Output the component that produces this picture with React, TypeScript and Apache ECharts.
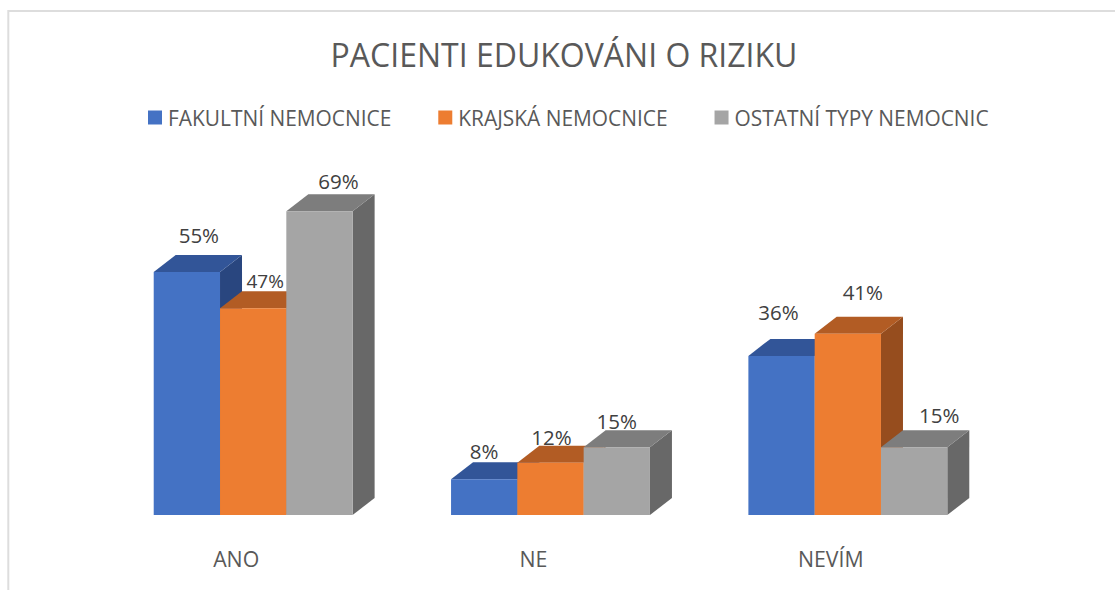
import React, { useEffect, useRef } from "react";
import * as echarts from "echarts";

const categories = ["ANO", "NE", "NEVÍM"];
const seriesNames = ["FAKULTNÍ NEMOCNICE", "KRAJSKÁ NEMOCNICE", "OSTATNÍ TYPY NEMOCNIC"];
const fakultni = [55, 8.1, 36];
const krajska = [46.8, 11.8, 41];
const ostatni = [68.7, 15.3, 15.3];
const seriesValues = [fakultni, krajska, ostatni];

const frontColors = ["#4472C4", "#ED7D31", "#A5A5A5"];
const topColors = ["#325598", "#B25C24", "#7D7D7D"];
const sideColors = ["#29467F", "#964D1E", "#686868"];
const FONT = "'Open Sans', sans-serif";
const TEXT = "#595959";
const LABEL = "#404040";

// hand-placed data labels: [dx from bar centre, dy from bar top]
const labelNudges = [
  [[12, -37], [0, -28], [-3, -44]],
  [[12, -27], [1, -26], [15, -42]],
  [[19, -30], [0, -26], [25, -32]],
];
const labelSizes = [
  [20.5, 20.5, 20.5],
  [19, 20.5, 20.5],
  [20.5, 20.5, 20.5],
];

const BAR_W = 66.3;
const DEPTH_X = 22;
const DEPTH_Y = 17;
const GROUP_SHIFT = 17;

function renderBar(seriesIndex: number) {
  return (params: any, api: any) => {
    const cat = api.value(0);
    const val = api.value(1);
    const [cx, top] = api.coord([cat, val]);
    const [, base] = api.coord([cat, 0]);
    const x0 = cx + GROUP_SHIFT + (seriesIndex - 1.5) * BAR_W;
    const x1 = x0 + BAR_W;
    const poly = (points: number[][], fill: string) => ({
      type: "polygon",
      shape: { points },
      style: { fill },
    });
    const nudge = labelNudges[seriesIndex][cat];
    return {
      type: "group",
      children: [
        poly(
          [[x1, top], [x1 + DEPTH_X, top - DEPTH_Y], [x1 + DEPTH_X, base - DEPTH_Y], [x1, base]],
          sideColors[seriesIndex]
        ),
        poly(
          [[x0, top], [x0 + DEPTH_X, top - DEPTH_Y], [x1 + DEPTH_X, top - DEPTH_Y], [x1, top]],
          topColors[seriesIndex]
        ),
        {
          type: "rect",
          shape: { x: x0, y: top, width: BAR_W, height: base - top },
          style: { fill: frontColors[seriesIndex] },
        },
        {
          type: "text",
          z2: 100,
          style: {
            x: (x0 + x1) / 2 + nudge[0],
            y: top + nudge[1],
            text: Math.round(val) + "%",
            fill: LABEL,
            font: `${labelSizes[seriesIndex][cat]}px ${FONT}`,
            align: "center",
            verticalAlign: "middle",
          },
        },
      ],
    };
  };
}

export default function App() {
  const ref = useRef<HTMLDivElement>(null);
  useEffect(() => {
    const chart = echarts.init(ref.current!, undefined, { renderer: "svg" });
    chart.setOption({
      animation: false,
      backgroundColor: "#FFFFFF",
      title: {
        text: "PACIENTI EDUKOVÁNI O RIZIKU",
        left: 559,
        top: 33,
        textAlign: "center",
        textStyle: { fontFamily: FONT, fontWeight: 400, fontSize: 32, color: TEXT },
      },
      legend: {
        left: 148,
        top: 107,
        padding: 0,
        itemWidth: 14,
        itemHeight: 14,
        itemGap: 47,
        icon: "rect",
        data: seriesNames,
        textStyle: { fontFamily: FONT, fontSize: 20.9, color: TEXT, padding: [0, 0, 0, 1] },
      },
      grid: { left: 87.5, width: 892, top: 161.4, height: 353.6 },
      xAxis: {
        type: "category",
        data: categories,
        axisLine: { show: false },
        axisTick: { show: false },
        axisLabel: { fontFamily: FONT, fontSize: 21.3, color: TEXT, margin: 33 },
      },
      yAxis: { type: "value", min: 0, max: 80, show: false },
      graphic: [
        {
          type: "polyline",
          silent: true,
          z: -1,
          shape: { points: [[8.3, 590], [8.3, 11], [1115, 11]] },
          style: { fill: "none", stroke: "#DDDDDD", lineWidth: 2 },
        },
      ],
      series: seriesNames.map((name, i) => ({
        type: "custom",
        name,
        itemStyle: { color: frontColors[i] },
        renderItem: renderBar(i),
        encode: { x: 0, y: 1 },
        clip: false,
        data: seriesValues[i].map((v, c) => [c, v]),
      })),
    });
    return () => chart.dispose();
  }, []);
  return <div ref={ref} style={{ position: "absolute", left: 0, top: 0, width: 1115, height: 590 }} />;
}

Exercise - Extract all lines from the material above that include the word "React".

Response below -
Output the component that produces this picture with React, TypeScript and Apache ECharts.
import React, { useEffect, useRef } from "react";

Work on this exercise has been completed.